Pourquoi stories include:
- Just So Stories by Rudyard Kipling, many of which give explanations for the origin of animals and their characteristics.
- Australian Aboriginal dreamtime stories, such as the Rainbow Serpent.
- Certain tall tales include pourquoi elements, such as Pecos Bill taming his horse, Widowmaker. The horse bucked and kicked so much that she dug out the Grand Canyon.
- The Epic of Gilgamesh includes many pourquoi stories from Mesopotamian folklore, such as how the Beqa'a Valley was formed, why meat becomes rancid when left in the rain, and why snakes shed their skins while people (who are mortal) do not.
- Origin stories, explaining how a comic book hero or heroine came to have their special characteristics.

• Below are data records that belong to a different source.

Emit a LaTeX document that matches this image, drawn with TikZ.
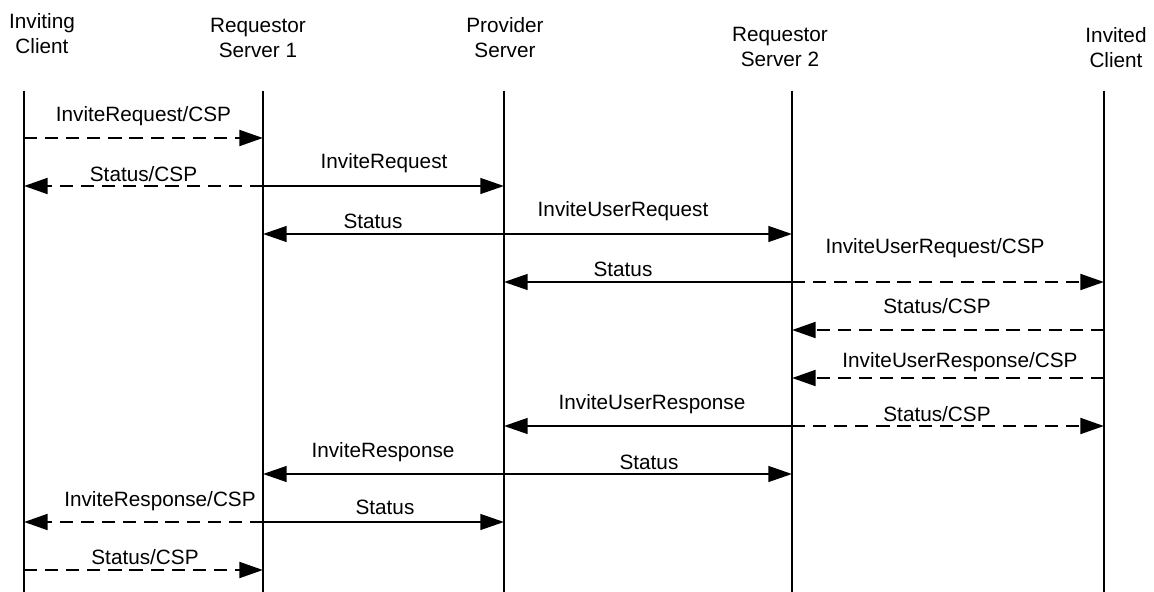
\documentclass[tikz,border=0pt]{standalone}
\usepackage{fontspec}
\setmainfont{Liberation Sans}
\usepackage{tikz}
\usetikzlibrary{arrows.meta}

\tikzset{
  head/.style={align=center, font=\fontsize{11.8}{14.2}\selectfont},
  lbl/.style={inner sep=0pt, text height=0.3cm, text depth=0cm, font=\fontsize{11.8}{14.2}\selectfont},
  life/.style={line width=1.1pt},
  smsg/.style={line width=1.1pt, -{Triangle[length=13.5pt, width=9pt]}},
  dmsg/.style={line width=1.5pt, dash pattern=on 7.5pt off 4.5pt, -{Triangle[length=13.5pt, width=9pt]}}
}

\begin{document}
\begin{tikzpicture}
\path[fill=white, use as bounding box] (0,0) rectangle (23.08,-11.84);

% parties
\node[head] (ic) at (0.84, -0.67) {Inviting\\Client};
\node[head] (rs1) at (5.16, -0.75) {Requestor\\Server 1};
\node[head] (ps) at (10.10, -0.75) {Provider\\Server};
\node[head] (rs2) at (15.60, -0.93) {Requestor\\Server 2};
\node[head] (vc) at (22.32, -0.96) {Invited\\Client};

% lifelines, one point per message row
\foreach \n/\x in {a/0.48, b/5.26, c/10.08, d/15.84, e/22.08} {
  \coordinate (\n top) at (\x, -1.82);
  \coordinate (\n bot) at (\x, -11.84);
  \draw[life] (\n top) -- (\n bot);
  \foreach \r in {0,...,9}
    \coordinate (\n\r) at (\x, {-2.76-0.96*\r});
}

% messages
\draw[dmsg] (a0) -- (b0);
\node[lbl] (l0) at (2.87, -2.28) {InviteRequest/CSP};

\draw[dmsg] (b1) -- (a1);
\node[lbl] (l1a) at (2.87, -3.48) {Status/CSP};
\draw[smsg] (b1) -- (c1);
\node[lbl] (l1b) at (7.68, -3.22) {InviteRequest};

\draw[smsg] (c2) -- (b2);
\node[lbl] (l2a) at (7.46, -4.42) {Status};
\draw[smsg] (c2) -- (d2);
\node[lbl] (l2b) at (12.46, -4.18) {InviteUserRequest};

\draw[smsg] (d3) -- (c3);
\node[lbl] (l3a) at (12.46, -5.38) {Status};
\draw[dmsg] (d3) -- (e3);
\node[lbl] (l3b) at (18.70, -4.92) {InviteUserRequest/CSP};

\draw[dmsg] (e4) -- (d4);
\node[lbl] (l4) at (18.74, -6.12) {Status/CSP};

\draw[dmsg] (e5) -- (d5);
\node[lbl] (l5) at (19.20, -7.20) {InviteUserResponse/CSP};

\draw[smsg] (d6) -- (c6);
\node[lbl] (l6a) at (13.04, -8.04) {InviteUserResponse};
\draw[dmsg] (d6) -- (e6);
\node[lbl] (l6b) at (18.74, -8.28) {Status/CSP};

\draw[smsg] (c7) -- (b7);
\node[lbl] (l7a) at (7.66, -9.00) {InviteResponse};
\draw[smsg] (c7) -- (d7);
\node[lbl] (l7b) at (12.98, -9.24) {Status};

\draw[dmsg] (b8) -- (a8);
\node[lbl] (l8a) at (3.20, -9.98) {InviteResponse/CSP};
\draw[smsg] (b8) -- (c8);
\node[lbl] (l8b) at (7.70, -10.14) {Status};

\draw[dmsg] (a9) -- (b9);
\node[lbl] (l9) at (2.90, -11.14) {Status/CSP};
\end{tikzpicture}
\end{document}
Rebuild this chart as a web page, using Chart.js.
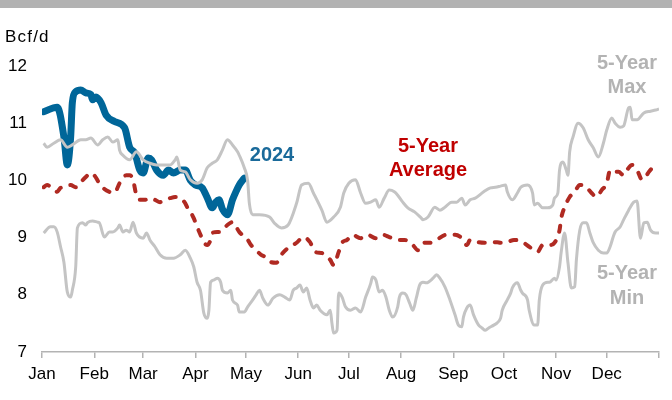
<!DOCTYPE html>
<html>
<head>
<meta charset="utf-8">
<script src="https://cdn.jsdelivr.net/npm/chart.js@4"></script>
<style>
  html, body { margin: 0; padding: 0; background: #ffffff; }
  #wrap { position: relative; width: 672px; height: 400px; }
</style>
</head>
<body>
<div id="wrap"><canvas id="c" width="672" height="400"></canvas></div>
<script>
// ---- Data (day of year from Jan 1 = 0, values in Bcf/d) ----
const monthLabels = ["Jan","Feb","Mar","Apr","May","Jun","Jul","Aug","Sep","Oct","Nov","Dec",""];
const monthStartDays = [0,31,60,91,121,152,182,213,244,274,305,335,366];
const yTicks = [7,8,9,10,11,12];

const days2024 = [1,9,13,15,17,18,20,23,26,29,30,32,35,38,43,49,52,55,58,60,63,65,68,72,75,78,82,85,88,91,95,98,101,103,105,107,110,113,115,117,120];
const vals2024 = [11.2,11.28,10.76,10.27,10.76,11.36,11.55,11.58,11.53,11.5,11.41,11.46,11.36,11.14,11.03,10.92,10.58,10.48,10.18,10.13,10.39,10.36,10.18,10.09,10.18,10.13,10.18,10.18,10.0,9.92,9.87,9.7,9.52,9.62,9.66,9.5,9.4,9.66,9.8,9.92,10.04];

const daysAvg = [1,3,7,9,11,13,17,20,23,26,29,31,34,37,40,43,46,50,52,54,56,58,61,64,67,70,73,76,79,82,85,87,88,90,92,94,96,98,100,101,104,106,107,110,113,117,122,124,127,130,134,136,139,142,146,151,155,159,162,166,171,173,176,178,181,184,189,193,198,202,206,211,215,220,223,227,230,234,240,245,249,252,254,259,263,266,270,272,276,280,285,289,294,297,301,304,307,308,310,313,316,319,321,323,326,329,332,335,337,339,342,345,347,350,353,356,358,360,362];
const valsAvg = [9.88,9.92,9.83,9.8,9.87,9.88,9.92,9.88,9.97,10.06,10.13,10.09,9.95,9.85,9.8,9.78,9.95,10.09,10.09,10.01,9.74,9.66,9.66,9.69,9.66,9.62,9.66,9.69,9.71,9.69,9.6,9.48,9.45,9.34,9.19,9.05,8.92,8.87,8.96,9.08,9.1,9.1,9.13,9.22,9.27,9.1,8.96,8.87,8.78,8.7,8.64,8.57,8.56,8.7,8.82,8.91,9.01,8.92,8.75,8.73,8.61,8.52,8.75,8.91,8.96,9.05,8.99,9.05,8.99,9.05,9.01,8.96,8.96,8.87,8.78,8.91,8.91,8.96,9.05,9.05,8.99,8.87,8.96,8.92,8.91,8.91,8.92,8.91,8.92,8.96,8.92,8.84,8.75,8.87,8.87,8.91,9.13,9.34,9.53,9.71,9.8,9.92,9.92,9.88,9.78,9.71,9.83,9.95,10.18,10.15,10.15,10.09,10.18,10.27,10.18,10.01,10.06,10.15,10.22];

const daysMax = [1,3,7,11,15,18,23,26,29,33,36,39,42,45,46,48,52,56,60,64,68,72,76,79,80,82,85,88,92,95,98,101,104,107,110,113,116,117,120,122,123,125,129,135,138,142,146,151,154,158,161,166,169,173,177,179,182,186,189,192,195,198,200,203,206,209,211,214,217,221,225,226,229,233,236,239,243,246,249,251,254,257,262,266,269,272,275,276,279,282,284,288,291,292,294,297,300,303,304,306,307,309,311,312,313,315,318,321,324,327,330,333,335,338,340,343,345,348,349,350,353,357,361,364,366];
const valsMax = [10.65,10.58,10.65,10.71,10.58,10.62,10.71,10.71,10.74,10.62,10.71,10.76,10.67,10.71,10.53,10.44,10.36,10.5,10.36,10.3,10.27,10.27,10.27,10.36,10.41,10.18,10.15,10.01,9.95,10.01,10.22,10.3,10.36,10.53,10.71,10.62,10.5,10.44,10.22,9.99,9.6,9.4,9.4,9.36,9.25,9.17,9.22,9.6,9.92,9.95,9.78,9.48,9.27,9.36,9.53,9.78,9.95,10.01,9.78,9.6,9.62,9.66,9.53,9.69,9.83,9.8,9.74,9.62,9.52,9.45,9.34,9.31,9.36,9.53,9.48,9.53,9.62,9.62,9.69,9.57,9.66,9.69,9.8,9.87,9.88,9.9,9.92,9.8,9.66,9.78,9.88,9.92,9.78,9.57,9.6,9.52,9.52,9.57,9.69,9.78,10.18,10.32,10.18,10.09,10.5,10.76,11.0,10.92,10.71,10.57,10.41,10.65,10.88,11.09,11.0,10.93,10.95,11.27,11.28,11.06,11.06,11.18,11.21,11.23,11.25];

const daysMin = [1,5,7,9,11,13,15,17,18,20,21,24,26,27,30,33,34,37,40,42,45,46,48,50,52,54,56,60,62,64,67,70,74,78,82,85,88,90,92,94,96,98,99,100,102,104,106,107,110,112,113,116,117,120,122,125,127,129,131,134,137,141,144,147,149,151,153,155,157,159,161,163,165,169,171,172,173,175,176,178,180,183,186,189,192,195,196,198,200,202,204,206,208,211,212,214,216,218,220,222,224,226,228,232,234,236,239,242,245,247,249,250,252,254,256,259,261,263,265,268,270,272,273,276,278,279,282,284,285,288,289,292,294,295,297,300,301,304,305,307,308,310,312,314,316,317,319,321,323,325,327,330,333,335,337,339,340,343,345,348,351,353,355,357,359,361,364,366];
const valsMin = [9.08,9.19,9.19,9.1,8.84,8.57,8.05,7.96,8.08,8.49,9.17,9.26,9.22,9.26,9.29,9.27,9.26,9.01,9.1,9.1,9.17,9.22,9.1,9.13,9.1,9.27,9.08,8.99,9.08,8.96,8.84,8.7,8.64,8.64,8.7,8.78,8.64,8.49,8.22,8.08,7.68,7.59,7.73,8.22,8.26,8.29,8.22,8.08,8.03,8.08,7.91,7.82,7.7,7.7,7.79,7.91,8.0,8.08,7.94,7.82,7.94,8.0,7.96,7.91,8.08,8.12,8.17,8.05,8.12,7.91,7.77,7.82,7.73,7.65,7.73,7.5,7.33,7.38,8.03,7.96,7.79,7.73,7.77,7.7,7.96,8.2,8.31,8.26,8.05,8.08,7.96,7.73,7.61,7.79,7.96,8.03,8.0,7.86,7.73,7.94,8.17,8.22,8.21,8.29,8.35,8.29,8.14,7.91,7.65,7.47,7.44,7.61,7.77,7.82,7.65,7.47,7.42,7.38,7.42,7.47,7.51,7.59,7.73,7.91,8.03,8.12,8.21,8.08,8.03,7.91,7.73,7.47,7.47,7.91,8.17,8.22,8.22,8.29,8.26,8.49,8.75,9.08,8.56,8.12,8.14,8.61,9.13,9.26,9.26,9.08,8.91,8.78,8.73,8.73,8.84,9.03,9.1,9.19,9.31,9.48,9.62,9.64,8.99,9.26,9.27,9.13,9.08,9.08];

const toXY = (ds, vs) => ds.map((d, i) => ({ x: d, y: vs[i] }));

const FONT = '"Liberation Sans", Arial, sans-serif';

const decor = {
  id: 'decor',
  afterDraw(chart) {
    const ctx = chart.ctx;
    ctx.save();
    // top band
    ctx.fillStyle = '#b2b2b2';
    ctx.fillRect(0, 0, chart.width, 8);
    // unit label
    ctx.fillStyle = '#000000';
    ctx.font = '17px ' + FONT;
    ctx.textAlign = 'left';
    ctx.textBaseline = 'alphabetic';
    try { ctx.letterSpacing = '1.2px'; } catch (e) {}
    ctx.fillText('Bcf/d', 5, 42);
    try { ctx.letterSpacing = '0px'; } catch (e) {}
    // series labels
    ctx.font = 'bold 20px ' + FONT;
    ctx.textAlign = 'center';
    ctx.textBaseline = 'middle';
    ctx.fillStyle = '#1a6a9a';
    ctx.fillText('2024', 272, 155);
    ctx.fillStyle = '#c00000';
    ctx.fillText('5-Year', 428, 146);
    ctx.fillText('Average', 428, 170);
    ctx.fillStyle = '#b3b3b3';
    ctx.fillText('5-Year', 627, 63);
    ctx.fillText('Max', 627, 87);
    ctx.fillText('5-Year', 627, 273);
    ctx.fillText('Min', 627, 298);
    ctx.restore();
  }
};

new Chart(document.getElementById('c'), {
  type: 'line',
  data: {
    datasets: [
      { label: '5-Year Max', data: toXY(daysMax, valsMax), borderColor: '#c4c4c4', borderWidth: 3, pointRadius: 0, cubicInterpolationMode: 'monotone', fill: false },
      { label: '5-Year Min', data: toXY(daysMin, valsMin), borderColor: '#c4c4c4', borderWidth: 3, pointRadius: 0, cubicInterpolationMode: 'monotone', fill: false },
      { label: '5-Year Average', data: toXY(daysAvg, valsAvg), borderColor: '#b02a22', borderWidth: 4, borderDash: [6, 10], borderCapStyle: 'round', pointRadius: 0, cubicInterpolationMode: 'monotone', fill: false },
      { label: '2024', data: toXY(days2024, vals2024), borderColor: '#006699', borderWidth: 7, borderCapStyle: 'round', borderJoinStyle: 'round', pointRadius: 0, cubicInterpolationMode: 'monotone', fill: false }
    ]
  },
  options: {
    responsive: false,
    animation: false,
    layout: { padding: { top: 66, right: 13, left: 0, bottom: 0 } },
    plugins: { legend: { display: false }, tooltip: { enabled: false }, title: { display: false } },
    scales: {
      x: {
        type: 'linear',
        min: 0,
        max: 366,
        afterBuildTicks: (scale) => { scale.ticks = monthStartDays.map(v => ({ value: v })); },
        afterFit: (scale) => { scale.height = 48; },
        ticks: {
          autoSkip: false,
          maxRotation: 0,
          padding: 6,
          color: '#000000',
          font: { family: FONT, size: 17 },
          callback: (v) => { const i = monthStartDays.indexOf(v); return i >= 0 ? monthLabels[i] : ''; }
        },
        grid: { display: true, drawOnChartArea: false, drawTicks: true, tickLength: 6, color: '#b3b3b3', lineWidth: 1.5 },
        border: { display: true, color: '#b3b3b3', width: 1.5 }
      },
      y: {
        min: 7,
        max: 12,
        afterBuildTicks: (scale) => { scale.ticks = yTicks.map(v => ({ value: v })); },
        afterFit: (scale) => { scale.width = 42; },
        ticks: {
          padding: 15,
          color: '#000000',
          font: { family: FONT, size: 17 }
        },
        grid: { display: false, drawTicks: false },
        border: { display: false }
      }
    }
  },
  plugins: [decor]
});
</script>
</body>
</html>
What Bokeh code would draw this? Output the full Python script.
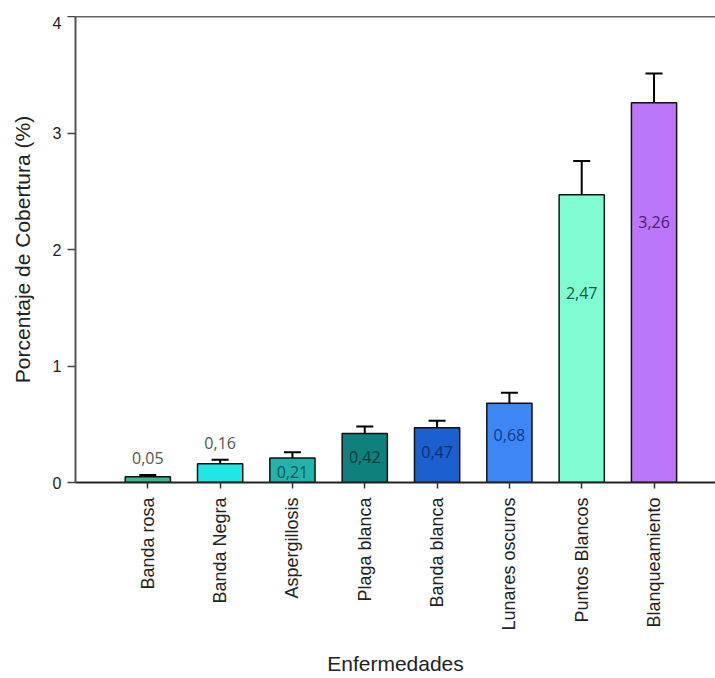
from bokeh.plotting import figure
from bokeh.models import (ColumnDataSource, Range1d, FixedTicker, LinearAxis, Whisker, Spacer)
from bokeh.layouts import column, row
from bokeh.core.properties import value
from bokeh.embed import file_html
from bokeh.resources import INLINE

# ---- data ----
categories = ["Banda rosa", "Banda Negra", "Aspergillosis", "Plaga blanca",
              "Banda blanca", "Lunares oscuros", "Puntos Blancos", "Blanqueamiento"]
means = [0.05, 0.16, 0.21, 0.42, 0.47, 0.68, 2.47, 3.26]
errors = [0.015, 0.035, 0.05, 0.06, 0.06, 0.09, 0.29, 0.25]
value_labels = ["0,05", "0,16", "0,21", "0,42", "0,47", "0,68", "2,47", "3,26"]

# ---- styling ----
bar_colors = ["#3cb88c", "#22e6e6", "#22b3ab", "#0f807c", "#1c5fcf",
              "#3f86f5", "#80fcd2", "#bb77f7"]
label_colors = ["#555555", "#555555", "#0b5a58", "#0a3d3c", "#0b2f73",
                "#0c3c8c", "#0b5e3a", "#4b1a7a"]
label_y = [0.21, 0.34, 0.094, 0.22, 0.265, 0.41, 1.63, 2.24]

xs = list(range(len(categories)))
upper = [m + e for m, e in zip(means, errors)]

src = ColumnDataSource(dict(x=xs, top=means, upper=upper, base=means,
                            color=bar_colors, lab=value_labels,
                            lab_y=label_y, lab_color=label_colors))

p = figure(width=708, height=661, output_backend="svg", toolbar_location=None,
           x_range=Range1d(-1, 7.85), y_range=Range1d(0, 4),
           min_border_left=0, min_border_right=0, min_border_top=0,
           min_border_bottom=0)
p.outline_line_color = None
p.xgrid.visible = False
p.ygrid.visible = False
p.background_fill_color = "white"
p.border_fill_color = "white"

# error bars (upper only)
wh = Whisker(source=src, base="x", upper="upper", lower="base",
             line_color="black", line_width=2, level="underlay")
wh.upper_head.size = 17
wh.upper_head.line_width = 2
wh.upper_head.line_color = "black"
wh.lower_head = None
p.add_layout(wh)

p.vbar(x="x", top="top", bottom=0, width=0.625, source=src,
       fill_color="color", line_color="#111111", line_width=1.5)

p.text(x="x", y="lab_y", text="lab", source=src, text_color="lab_color",
       text_font=value("Open Sans"), text_font_size="16px",
       text_align="center", text_baseline="middle")

# x axis
xa = p.xaxis[0]
xa.ticker = FixedTicker(ticks=xs)
xa.major_label_overrides = {i: c for i, c in enumerate(categories)}
xa.major_label_orientation = 1.5707963
xa.major_label_text_font = "Liberation Sans"
xa.major_label_text_font_size = "18px"
xa.major_label_text_color = "#222222"
xa.major_label_standoff = 9
xa.major_tick_in = 0
xa.major_tick_out = 6
xa.minor_tick_line_color = None
xa.axis_line_color = "#222222"
xa.axis_line_width = 2
xa.major_tick_line_color = "#333333"
xa.major_tick_line_width = 1.5
xa.axis_label = "Enfermedades"
xa.axis_label_text_font = "Liberation Sans"
xa.axis_label_text_font_size = "21px"
xa.axis_label_text_font_style = "normal"
xa.axis_label_text_color = "#222222"
xa.axis_label_standoff = 18

# y axis
ya = p.yaxis[0]
ya.ticker = FixedTicker(ticks=[0, 1, 2, 3, 4])
ya.major_label_text_font = "Liberation Sans"
ya.major_label_text_font_size = "16px"
ya.major_label_text_color = "#222222"
ya.major_label_standoff = 6
ya.major_tick_in = 0
ya.major_tick_out = 8
ya.minor_tick_line_color = None
ya.axis_line_color = "#555555"
ya.axis_line_width = 2
ya.major_tick_line_color = "#444444"
ya.major_tick_line_width = 1.5
ya.axis_label = "Porcentaje de Cobertura (%)"
ya.axis_label_text_font = "Liberation Sans"
ya.axis_label_text_font_size = "21px"
ya.axis_label_text_font_style = "normal"
ya.axis_label_text_color = "#222222"
ya.axis_label_standoff = 16

# top border line
top_ax = LinearAxis(ticker=FixedTicker(ticks=[]), major_label_text_font_size="0px",
                    axis_line_color="#666666", axis_line_width=2,
                    major_tick_line_color=None, minor_tick_line_color=None)
p.add_layout(top_ax, "above")

layout = column(Spacer(height=16), row(Spacer(width=7), p))

open("out.html", "w").write(file_html(layout, INLINE))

- Alamat, loosely translated into "legend", are stories in Philippine folk literature which explain how things came to be. They normally involve people being transformed into animals and plants because of certain untoward habits they have. An example would be the Alamat of the Pineapple where a girl who is too lazy to look for things is transformed into a fruit with numerous "eyes".
- Tinga Tinga Tales include many pourquoi stories from African cultures, such as "Why Giraffe has a Long Neck", "Why Crocodile has a Bumpy Back", "Why Moles Live Underground", and many more.